In these naturally infected dogs, shedding occurred for a variable period. In some dogs, CECoV was only detected on a single sampling occasion, whilst others shed for 4–5 weeks. In these dogs, sequentially sequenced samples proved to be genetically identical, suggesting that these dogs were true chronic shedders, rather than undergoing cycles of re-infection with different viral strains. Similar periods of more long-term shedding have also been reported following natural (Tennant et al., 1991) and experimental (Decaro et al., 2005) CECoV infection, and similar patterns of shedding have also been described for the related feline coronavirus (Addie et al., 2003). Interestingly in our study, both of the animals that shed virus for the longest tested negative on arrival, suggesting they were newly infected within the shelter or were undergoing some stress induced recrudescence. Evidence for the former comes from sequence analysis which clearly identified identical viruses already in the shelter when these two carrier animals arrived. Although further work is needed to understand the mechanism of coronavirus persistence, clearly such long term shedders are likely to play an important part in the ongoing epidemiology of infection.

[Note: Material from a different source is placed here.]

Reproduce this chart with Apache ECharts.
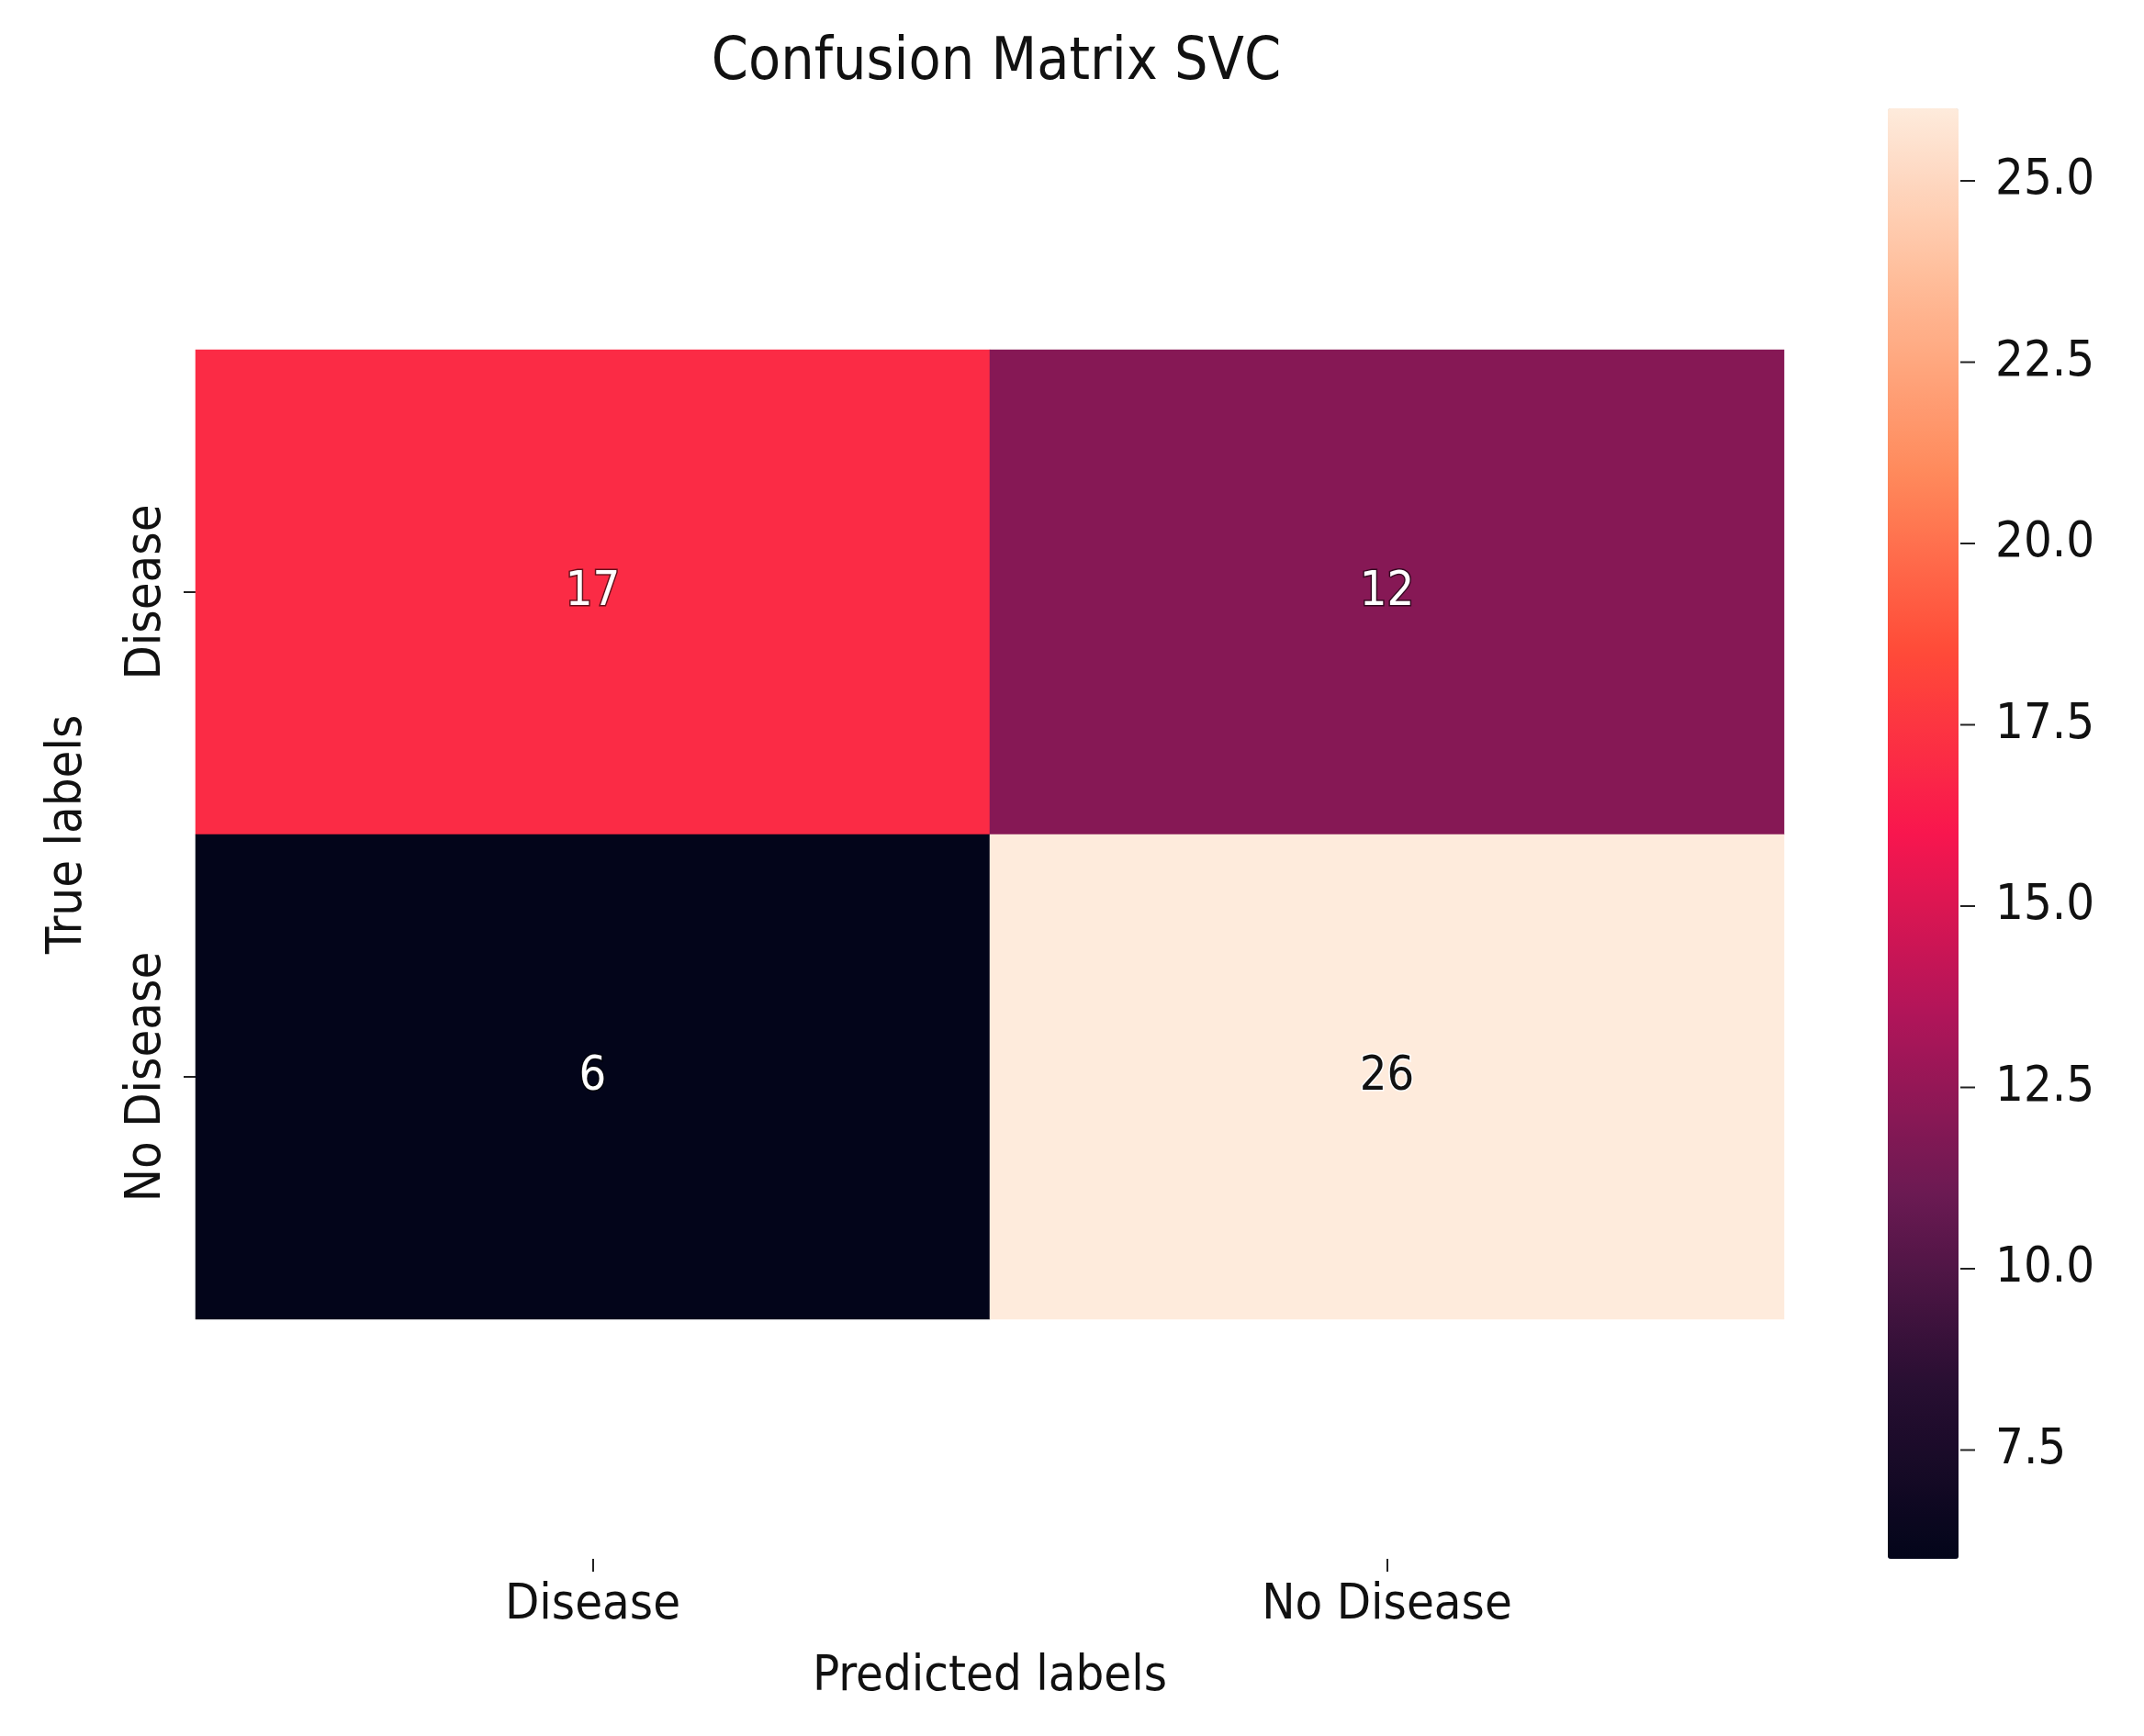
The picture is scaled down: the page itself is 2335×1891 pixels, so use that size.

The titres of CECoV shed were very variable. For those dogs which shed CECoV for several weeks during the sampling period, peak titres were seen at different points of the infectious period. Therefore, the observed variability of the titres we detected may depend in part on when in the infectious cycle a dog was sampled. There may also be a component of both the immunity of the dog, and the virulence of the strain involved. The mean type I titre detected was slightly higher than type II; this difference was not significantly different, but the same tendency has been observed previously (Decaro et al., 2005). The titres obtained must be considered as semi-quantitative rather than fully quantitative when used as a measure of viral shedding since both the consistency of the faeces and other factors will affect the amount of virus shed.

Conclusion

This study has shown that CECoV can be shed at a high prevalence in kennelled dog populations. Longitudinal sampling suggested most dogs in R1 were negative for CECoV on entry, but had a high risk of acquiring CECoV. Shedding occurred for a variable period, which in some cases continued for at least five weeks. The study design used may help identify interventions to manage both between- and within-kennel risk factors for transmission such as biosecurity and stress, particularly in populations of dogs with uncertain health status, and high density and turnover.